Im abschließenden dritten Teil der Schrift fordert der Autor nichts weniger als eine neue ›Große Transformation‹ im 21. Jahrhundert. Antagonistisch stünden sich heute ein neoliberaler und ein sozialökologischer Entwicklungspfad in jeweils ganz unterschiedlichen Ausprägungen gegenüber. Die Grenzen neoliberalen Wirtschaftens, für die stellvertretend die Argumentationen Friedrich von Hayeks und Milton Friedmans charakteristisch sind, werden heute deutlicher denn je erkennbar: das Scheitern der autoritären Pseudo-Demokratien in den USA, in Argentinien, Chile und Brasilien, in Afrika und teilweise in Großbritannien. Reißig plädiert vehement für einen neuen sozialökologischen Pfad und fordert, mit anderen Theoretikern, soziale und ökologische Regulierungen mit dem Ziel der Bewahrung natürlicher Ressourcen durch erneuerbare Energien sowie einen ökologischen Ausbau der Infrastruktur: einen »Green New Deal«. Diese Transformation unterscheide sich damit grundlegend von den vier vorangegangenen: Nicht mehr der ökonomische Wandel stehe im Mittelpunkt, sondern der gesellschaftliche. Anzufügen wäre die Frage, ob sich Wachstum und Nachhaltigkeit zukünftig überhaupt noch vereinbaren lassen.

Der Autor ist sich der Schwierigkeiten und Widerstände gegen eine grundlegende gesellschaftliche Veränderung hin zu ökologischer Nachhaltigkeit und sozialer Gerechtigkeit wohl bewusst. Zu Recht verweist er auf eine sich derzeit deutlich abzeichnende Entwicklung hin zu mehr Egoismus der Menschen, zu nationalstaatlicher Abschottung und zu rassistischen Übergriffen und Hasstiraden gegen Minderheiten. Vorsichtig schließt er mit der Anmerkung, dass den konkreten Verlauf dieser neuen Großen Transformation niemand voraussagen und es keine Garantie ihres Gelingens geben könne. Dahinter steht freilich die Überzeugung, dass wir die letzte Generation seien, die das Steuer noch herumreißen könne, um die Grundlagen des globalen Lebens zu retten.

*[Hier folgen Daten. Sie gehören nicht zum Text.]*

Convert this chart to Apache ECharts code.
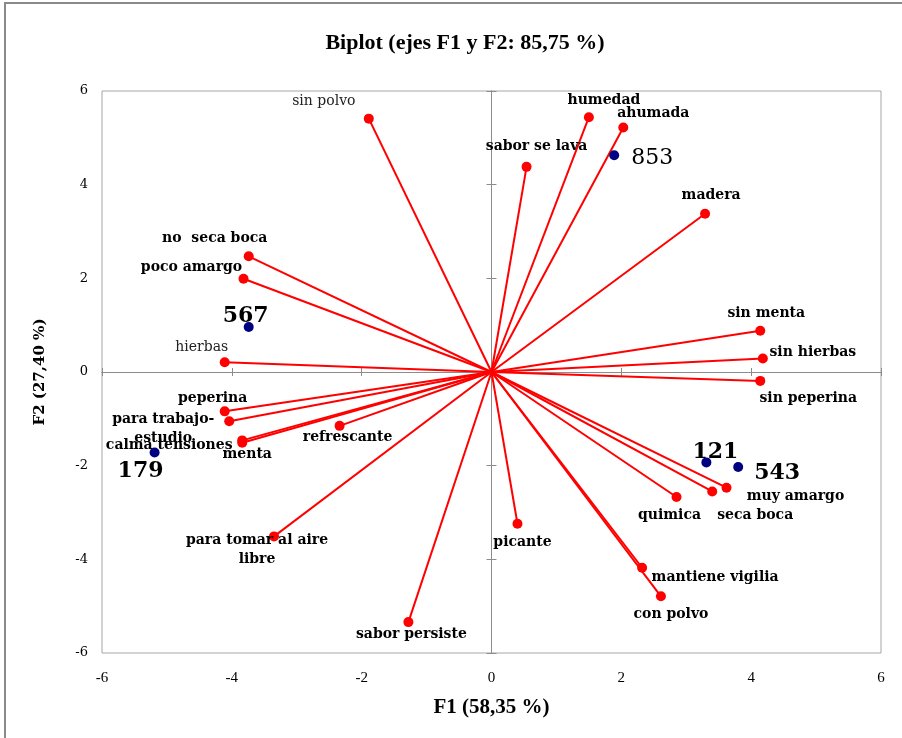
<!DOCTYPE html>
<html>
<head>
<meta charset="utf-8">
<script src="https://cdn.jsdelivr.net/npm/echarts@6/dist/echarts.min.js"></script>
<style>
html,body{margin:0;padding:0;background:#fff;}
#chart{width:902px;height:738px;}
</style>
</head>
<body>
<div id="chart"></div>
<script>
// ---- data ----
var varNames = ['sin polvo','humedad','ahumada','sabor se lava','madera','no  seca boca','poco amargo','hierbas',
  'sin menta','sin hierbas','sin peperina','peperina','para trabajo-\nestudio','calma tensiones','menta','refrescante',
  'para tomar al aire\nlibre','sabor persiste','picante','quimica','seca boca','muy amargo','mantiene vigilia','con polvo'];
var varX = [-1.89, 1.50, 2.03, 0.54, 3.29, -3.74, -3.82, -4.11, 4.14, 4.18, 4.14, -4.11, -4.04, -3.84, -3.84, -2.34,
  -3.35, -1.28, 0.40, 2.85, 3.40, 3.62, 2.32, 2.61];
var varY = [5.41, 5.44, 5.22, 4.38, 3.38, 2.47, 1.99, 0.21, 0.88, 0.29, -0.19, -0.84, -1.05, -1.46, -1.51, -1.15,
  -3.51, -5.34, -3.24, -2.67, -2.55, -2.47, -4.18, -4.79];
var scoreNames = ['853','567','179','121','543'];
var scoreX = [1.89, -3.74, -5.19, 3.31, 3.80];
var scoreY = [4.63, 0.96, -1.72, -1.93, -2.03];
var tickMin = -6, tickMax = 6, tickStep = 2;
var titleText = 'Biplot (ejes F1 y F2: 85,75 %)';
var xName = 'F1 (58,35 %)';
var yName = 'F2 (27,40 %)';

// ---- label placement (style only) ----
var varLabelOffsets = [[-45,-17],[15,-17],[30,-14],[10,-21],[6,-18],[-34,-18],[-52,-11],[-23,-15],
  [6,-17],[50,-6],[48,17],[-12,-13],[-66,8],[-73,5],[5,12],[8,12],
  [-17,13],[3,12],[5,19],[-7,18],[43,24],[69,9],[73,10],[10,18]];
var varLightLabels = ['sin polvo','hierbas'];
var scoreLabelOffsets = [[38,3],[-3,-11],[-14,19],[9,-10],[39,6]];

var chart = echarts.init(document.getElementById('chart'), null, {renderer:'canvas'});

var gridColor = '#a6a6a6';
var axisColor = '#8c8c8c';
var textColor = '#000000';
function baseX(extra){ return Object.assign({type:'value', min:tickMin, max:tickMax, interval:tickStep,
  splitLine:{show:false}}, extra); }
function baseY(extra){ return Object.assign({type:'value', min:tickMin, max:tickMax, interval:tickStep,
  splitLine:{show:false}}, extra); }

var option = {
  backgroundColor:'#ffffff',
  animation:false,
  title:{text:titleText, left:460, top:27, textAlign:'center',
    textStyle:{fontFamily:'Liberation Serif', fontWeight:'bold', fontSize:22, color:textColor}},
  grid:{left:102, right:21, top:91, bottom:85, show:true, borderColor:gridColor, borderWidth:1, backgroundColor:'transparent'},
  xAxis:[
    baseX({position:'bottom', axisLine:{show:false, onZero:false}, axisTick:{show:false},
      axisLabel:{margin:18, fontFamily:'Liberation Serif', fontSize:15, color:textColor},
      name:xName, nameLocation:'middle', nameGap:44,
      nameTextStyle:{fontFamily:'Liberation Serif', fontWeight:'bold', fontSize:21, color:textColor}}),
    baseX({position:'bottom', axisLine:{show:true, onZero:true, onZeroAxisIndex:0, lineStyle:{color:axisColor,width:1}},
      axisTick:{show:true, inside:true, length:4, lineStyle:{color:axisColor}}, axisLabel:{show:false}}),
    baseX({position:'bottom', axisLine:{show:true, onZero:true, onZeroAxisIndex:0, lineStyle:{color:axisColor,width:1}},
      axisTick:{show:true, inside:false, length:4, lineStyle:{color:axisColor}}, axisLabel:{show:false}})
  ],
  yAxis:[
    baseY({position:'left', axisLine:{show:false, onZero:false}, axisTick:{show:false},
      axisLabel:{margin:14, fontFamily:'DejaVu Serif', fontSize:13, color:textColor},
      name:yName, nameLocation:'middle', nameGap:54, nameRotate:90,
      nameTextStyle:{fontFamily:'DejaVu Serif', fontWeight:'bold', fontSize:15, color:textColor}}),
    baseY({position:'left', axisLine:{show:true, onZero:true, onZeroAxisIndex:0, lineStyle:{color:axisColor,width:1}},
      axisTick:{show:true, inside:true, length:5, lineStyle:{color:axisColor}}, axisLabel:{show:false}}),
    baseY({position:'left', axisLine:{show:true, onZero:true, onZeroAxisIndex:0, lineStyle:{color:axisColor,width:1}},
      axisTick:{show:true, inside:false, length:5, lineStyle:{color:axisColor}}, axisLabel:{show:false}})
  ],
  graphic:[{type:'rect', shape:{x:5, y:3, width:910, height:760}, silent:true,
    style:{fill:'none', stroke:'#8a8a8a', lineWidth:2}}],
  series:[
    {type:'lines', coordinateSystem:'cartesian2d', xAxisIndex:0, yAxisIndex:0, z:2, silent:true,
      lineStyle:{color:'#ff0000', width:2, opacity:1},
      data: varX.map(function(x,i){ return {coords:[[0,0],[x,varY[i]]]}; })},
    {type:'scatter', xAxisIndex:0, yAxisIndex:0, z:3, symbolSize:10, silent:true,
      itemStyle:{color:'#ff0000', opacity:1},
      label:{show:true, position:'inside', align:'center', verticalAlign:'middle', opacity:1,
        fontFamily:'DejaVu Serif', fontWeight:'bold', fontSize:14, lineHeight:19, color:textColor,
        textBorderWidth:0,
        formatter:function(p){ return p.name; }},
      data: varX.map(function(x,i){
        var light = varLightLabels.indexOf(varNames[i]) >= 0;
        return {name:varNames[i], value:[x,varY[i]],
          label:{offset:varLabelOffsets[i], fontWeight: light ? 'normal' : 'bold', color: light ? '#222' : textColor}};
      })},
    {type:'scatter', xAxisIndex:0, yAxisIndex:0, z:4, symbolSize:10, silent:true,
      itemStyle:{color:'#000080', opacity:1},
      label:{show:true, position:'inside', align:'center', verticalAlign:'middle', opacity:1,
        fontFamily:'DejaVu Serif', fontWeight:'bold', fontSize:22, color:textColor, textBorderWidth:0,
        formatter:function(p){ return p.name; }},
      data: scoreX.map(function(x,i){
        return {name:scoreNames[i], value:[x,scoreY[i]], label:{offset:scoreLabelOffsets[i],
          fontWeight: scoreNames[i]==='853' ? 'normal' : 'bold'}};
      })}
  ]
};
chart.setOption(option);
</script>
</body>
</html>
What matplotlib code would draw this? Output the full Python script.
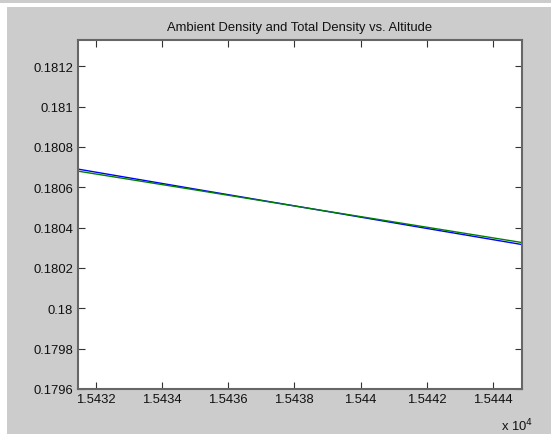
import matplotlib
matplotlib.use("Agg")
import matplotlib.pyplot as plt
from matplotlib.patches import Rectangle
from matplotlib.ticker import FuncFormatter, FixedLocator

plt.rcParams['font.family'] = ['Liberation Sans', 'DejaVu Sans']

# Data (altitude in m, density)
altitude = [15431.46, 15435.0, 15438.5, 15442.0, 15444.88]
ambient_density = [0.18069, 0.180591, 0.180494, 0.180396, 0.180316]
total_density = [0.18068, 0.180587, 0.180494, 0.180402, 0.180326]

x_ticks = [15432, 15434, 15436, 15438, 15440, 15442, 15444]
y_ticks = [0.1796, 0.1798, 0.1800, 0.1802, 0.1804, 0.1806, 0.1808, 0.1810, 0.1812]

W, H = 551, 435
fig = plt.figure(figsize=(W / 100, H / 100), dpi=100)
fig.patch.set_facecolor('#cccccc')

# window-like white borders
fig.patches.append(Rectangle((0, 1 - 8 / H), 1, 4 / H, transform=fig.transFigure,
                             facecolor='white', edgecolor='none', zorder=0))
fig.patches.append(Rectangle((0, 0), 7 / W, 1 - 8 / H, transform=fig.transFigure,
                             facecolor='white', edgecolor='none', zorder=0))

ax = fig.add_axes([78 / W, 1 - 390 / H, (522 - 78) / W, (390 - 41) / H])
ax.set_facecolor('white')

ax.plot(altitude, ambient_density, color=(0, 0, 1), lw=1.0)
ax.plot(altitude, total_density, color=(0, 0.5, 0), lw=1.0)

ax.set_xlim(15431.46, 15444.88)
ax.set_ylim(0.1796, 0.18133)

ax.xaxis.set_major_locator(FixedLocator(x_ticks))
ax.yaxis.set_major_locator(FixedLocator(y_ticks))
ax.xaxis.set_major_formatter(FuncFormatter(lambda v, p: f'{v / 1e4:g}'))
ax.yaxis.set_major_formatter(FuncFormatter(lambda v, p: f'{v:g}'))

ax.tick_params(direction='in', length=5, width=0.8, color='#333333',
               top=True, right=True, labelsize=9.4, labelcolor='#111111')
ax.tick_params(axis='x', pad=3)
ax.tick_params(axis='y', pad=3.5)
for s in ax.spines.values():
    s.set_color('#666666')
    s.set_linewidth(1.5)

ax.set_title('Ambient Density and Total Density vs. Altitude', fontsize=9.4,
             color='#111111', pad=7)

fig.text(533 / W, 1 - 431 / H, r'x 10$^{4}$', ha='right', va='baseline',
         fontsize=9.4, color='#111111')

fig.savefig('out.png', dpi=100, facecolor=fig.get_facecolor())
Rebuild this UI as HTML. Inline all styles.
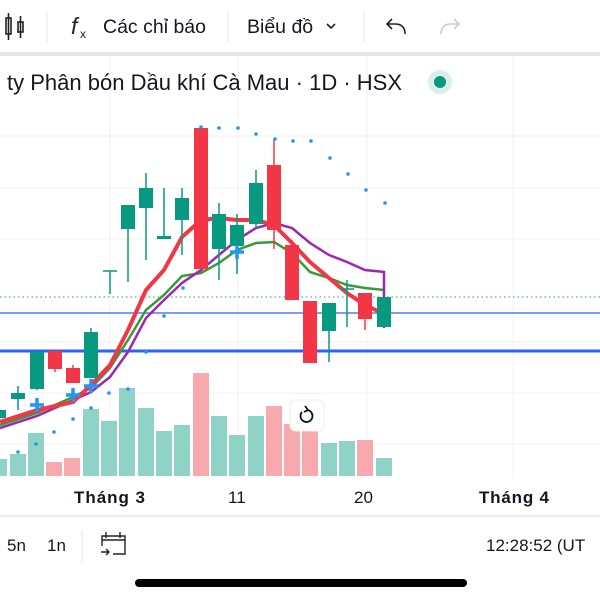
<!DOCTYPE html>
<html><head><meta charset="utf-8"><style>
html,body{margin:0;padding:0;background:#fff;width:600px;height:600px;overflow:hidden}
svg{display:block;font-family:"Liberation Sans","Noto Sans CJK SC",sans-serif}
</style></head><body>
<svg width="600" height="600" viewBox="0 0 600 600" xmlns="http://www.w3.org/2000/svg">
<rect width="600" height="600" fill="#fff"/>
<!-- toolbar -->
<g stroke="#222" stroke-width="1.6" fill="none">
<rect x="6" y="18" width="5" height="16"/><line x1="8.5" y1="13" x2="8.5" y2="40"/>
<rect x="18" y="22" width="5" height="10"/><line x1="20.5" y1="16" x2="20.5" y2="38"/>
</g>
<line x1="47" y1="12" x2="47" y2="42" stroke="#e6e6e6"/>
<text x="71" y="34" font-size="23" font-style="italic" fill="#222">f</text>
<text x="80" y="38" font-size="12" fill="#222">x</text>
<text x="103" y="33" font-size="19.5" fill="#131722">Các chỉ báo</text>
<line x1="228" y1="12" x2="228" y2="42" stroke="#e6e6e6"/>
<text x="247" y="33" font-size="19.5" fill="#131722">Biểu đồ</text>
<path d="M327 24 l4 4 l4 -4" stroke="#222" stroke-width="1.6" fill="none"/>
<line x1="364" y1="12" x2="364" y2="42" stroke="#e6e6e6"/>
<path d="M405 34 q0 -10 -10 -10 h-8 M392 19 l-5 5 l5 5" stroke="#222" stroke-width="1.6" fill="none"/>
<path d="M441 34 q0 -10 10 -10 h8 M454 19 l5 5 l-5 5" stroke="#ccc" stroke-width="1.6" fill="none"/>
<rect x="0" y="52" width="600" height="4" fill="#e4e5e8"/>
<!-- grid -->
<g stroke="#f0f1f3" stroke-width="1">
<line x1="110" y1="56" x2="110" y2="478"/><line x1="238" y1="56" x2="238" y2="478"/>
<line x1="367" y1="56" x2="367" y2="478"/><line x1="513" y1="56" x2="513" y2="478"/>
<line x1="0" y1="136" x2="600" y2="136"/><line x1="0" y1="188" x2="600" y2="188"/>
<line x1="0" y1="239" x2="600" y2="239"/><line x1="0" y1="342" x2="600" y2="342"/>
<line x1="0" y1="393" x2="600" y2="393"/><line x1="0" y1="444" x2="600" y2="444"/>
</g>
<text x="7" y="90" font-size="22" fill="#131722" textLength="395">ty Phân bón Dầu khí Cà Mau · 1D · HSX</text>
<circle cx="440" cy="82" r="12" fill="#d9efe9"/><circle cx="440" cy="82" r="6" fill="#089981"/>
<!-- volumes -->
<g fill="#8fd3c6">
<rect x="0" y="459" width="7" height="17"/><rect x="10" y="454" width="16" height="22"/><rect x="28" y="433" width="16" height="43"/>
<rect x="83" y="409" width="16" height="67"/><rect x="101" y="421" width="16" height="55"/><rect x="119" y="388" width="16" height="88"/>
<rect x="138" y="408" width="16" height="68"/><rect x="156" y="431" width="16" height="45"/><rect x="174" y="425" width="16" height="51"/>
<rect x="211" y="416" width="16" height="60"/><rect x="229" y="435" width="16" height="41"/><rect x="248" y="416" width="16" height="60"/>
<rect x="321" y="443" width="16" height="33"/><rect x="339" y="441" width="16" height="35"/><rect x="376" y="458" width="16" height="18"/>
</g>
<g fill="#f7a9ae">
<rect x="46" y="462" width="16" height="14"/><rect x="64" y="458" width="16" height="18"/><rect x="193" y="373" width="16" height="103"/>
<rect x="266" y="406" width="16" height="70"/><rect x="284" y="424" width="16" height="52"/><rect x="302" y="426" width="16" height="50"/>
<rect x="357" y="440" width="16" height="36"/>
</g>
<!-- horizontal lines -->
<line x1="0" y1="297" x2="600" y2="297" stroke="#3a9a5a" stroke-width="1" stroke-dasharray="1.5,3"/>
<line x1="0" y1="313" x2="600" y2="313" stroke="#2962ff" stroke-width="1.2"/>
<line x1="0" y1="351" x2="600" y2="351" stroke="#2962ff" stroke-width="3"/>
<!-- MAs -->
<polyline fill="none" stroke="#3a9a3a" stroke-width="2.5" points="0,425 37,413 73,397 91,388 110,368 128,340 146,310 164,295 182,276 201,273 219,263 237,250 256,243 274,242 292,253 310,272 329,278 347,285 365,288 384,290"/>
<polyline fill="none" stroke="#9c27b0" stroke-width="2.5" points="0,428 37,416 73,400 91,392 110,377 128,352 146,318 164,300 182,283 201,270 219,255 237,240 256,228 274,223 292,228 310,243 329,255 347,262 365,270 384,272 384,328"/>
<polyline fill="none" stroke="#f23645" stroke-width="4" points="0,422 37,410 73,402 91,385 110,365 128,330 146,290 164,270 182,237 201,220 219,218 237,220 256,220 274,225 292,243 310,262 329,278 347,293 365,305 380,312"/>
<!-- candles -->
<g stroke="#089981" stroke-width="1.5">
<line x1="18" y1="386" x2="18" y2="410"/><line x1="37" y1="350" x2="37" y2="390"/><line x1="91" y1="328" x2="91" y2="378"/>
<line x1="110" y1="271" x2="110" y2="294"/><line x1="103" y1="271" x2="117" y2="271"/>
<line x1="128" y1="205" x2="128" y2="282"/><line x1="146" y1="173" x2="146" y2="260"/><line x1="164" y1="188" x2="164" y2="238"/>
<line x1="182" y1="188" x2="182" y2="255"/><line x1="219" y1="203" x2="219" y2="280"/><line x1="237" y1="214" x2="237" y2="274"/>
<line x1="256" y1="170" x2="256" y2="228"/><line x1="329" y1="303" x2="329" y2="362"/><line x1="347" y1="280" x2="347" y2="327"/>
<line x1="340" y1="289" x2="354" y2="289"/><line x1="384" y1="297" x2="384" y2="327"/>
</g>
<g fill="#089981">
<rect x="0" y="410" width="6" height="8"/><rect x="11" y="393" width="14" height="6"/><rect x="30" y="352" width="14" height="37"/>
<rect x="84" y="332" width="14" height="46"/><rect x="121" y="205" width="14" height="24"/><rect x="139" y="188" width="14" height="20"/>
<rect x="157" y="236" width="14" height="3"/><rect x="175" y="198" width="14" height="22"/><rect x="212" y="214" width="14" height="35"/>
<rect x="230" y="225" width="14" height="21"/><rect x="249" y="183" width="14" height="41"/><rect x="322" y="303" width="14" height="28"/>
<rect x="377" y="297" width="14" height="30"/>
</g>
<g stroke="#f23645" stroke-width="1.5">
<line x1="55" y1="351" x2="55" y2="372"/><line x1="73" y1="365" x2="73" y2="383"/><line x1="274" y1="140" x2="274" y2="249"/>
<line x1="292" y1="240" x2="292" y2="300"/><line x1="365" y1="293" x2="365" y2="330"/>
</g>
<g fill="#f23645">
<rect x="48" y="351" width="14" height="18"/><rect x="66" y="368" width="14" height="15"/><rect x="194" y="128" width="14" height="141"/>
<rect x="267" y="165" width="14" height="65"/><rect x="285" y="245" width="14" height="55"/><rect x="303" y="301" width="14" height="62"/>
<rect x="358" y="293" width="14" height="26"/>
</g>
<!-- SAR -->
<g fill="#2196f3">
<circle cx="18" cy="452" r="1.8"/><circle cx="36" cy="444" r="1.8"/><circle cx="54" cy="432" r="1.8"/><circle cx="73" cy="419" r="1.8"/>
<circle cx="91" cy="408" r="1.8"/><circle cx="109" cy="393" r="1.8"/><circle cx="128" cy="389" r="1.8"/><circle cx="146" cy="352" r="1.8"/>
<circle cx="164" cy="316" r="1.8"/><circle cx="183" cy="288" r="1.8"/><circle cx="201" cy="127" r="1.8"/><circle cx="219" cy="128" r="1.8"/>
<circle cx="238" cy="128" r="1.8"/><circle cx="256" cy="134" r="1.8"/><circle cx="275" cy="139" r="1.8"/><circle cx="293" cy="141" r="1.8"/>
<circle cx="311" cy="141" r="1.8"/><circle cx="330" cy="158" r="1.8"/><circle cx="348" cy="174" r="1.8"/><circle cx="366" cy="190" r="1.8"/>
<circle cx="385" cy="203" r="1.8"/>
</g>
<g stroke="#2196f3" stroke-width="3.5">
<path d="M30 405h14M37 398v14"/><path d="M66 395h14M73 388v14"/><path d="M84 386h14M91 379v14"/><path d="M230 252h14M237 245v14"/>
</g>
<!-- reset button -->
<rect x="290" y="400" width="34" height="31" rx="5" fill="#fff" stroke="#eee"/>
<path d="M302 412 a6 6 0 1 0 5 -2" stroke="#111" stroke-width="1.8" fill="none"/><path d="M305 406 l3 4 l-4 2" stroke="#111" stroke-width="1.8" fill="none"/>
<!-- axis -->
<g font-size="17" fill="#131722">
<text x="74" y="503" font-weight="bold" textLength="71">Tháng 3</text>
<text x="228" y="503">11</text>
<text x="354" y="503">20</text>
<text x="479" y="503" font-weight="bold" textLength="70">Tháng 4</text>
</g>
<line x1="0" y1="516" x2="600" y2="516" stroke="#e6e6e6" stroke-width="1.5"/>
<g font-size="17" fill="#131722">
<text x="7" y="551">5n</text><text x="47" y="551">1n</text>
<text x="486" y="551">12:28:52 (UT</text>
</g>
<line x1="82" y1="530" x2="82" y2="562" stroke="#e6e6e6"/>
<g stroke="#222" stroke-width="1.4" fill="none">
<path d="M102 546 v-10 h23 v18 h-12 M102 540 h23 M106 532 v6 M120 532 v6 M101 552 h8 M106 549 l3 3 l-3 3"/>
</g>
<rect x="135" y="579" width="332" height="8" rx="4" fill="#000"/>
</svg>
</body></html>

Dem unerhört gewichtigen und umfassend argumentierenden Werk ist eine breite Leserschaft zu wünschen, zumal, weil es die zentralen Zukunftsfragen der Menschheit in einer auch für den Nicht-Soziologen verständlichen Sprache abhandelt, ohne dabei zu simplifizieren. In Universitäten, in der Erwachsenenbildung und in Schulen sollte es zum Standardwerk erklärt werden.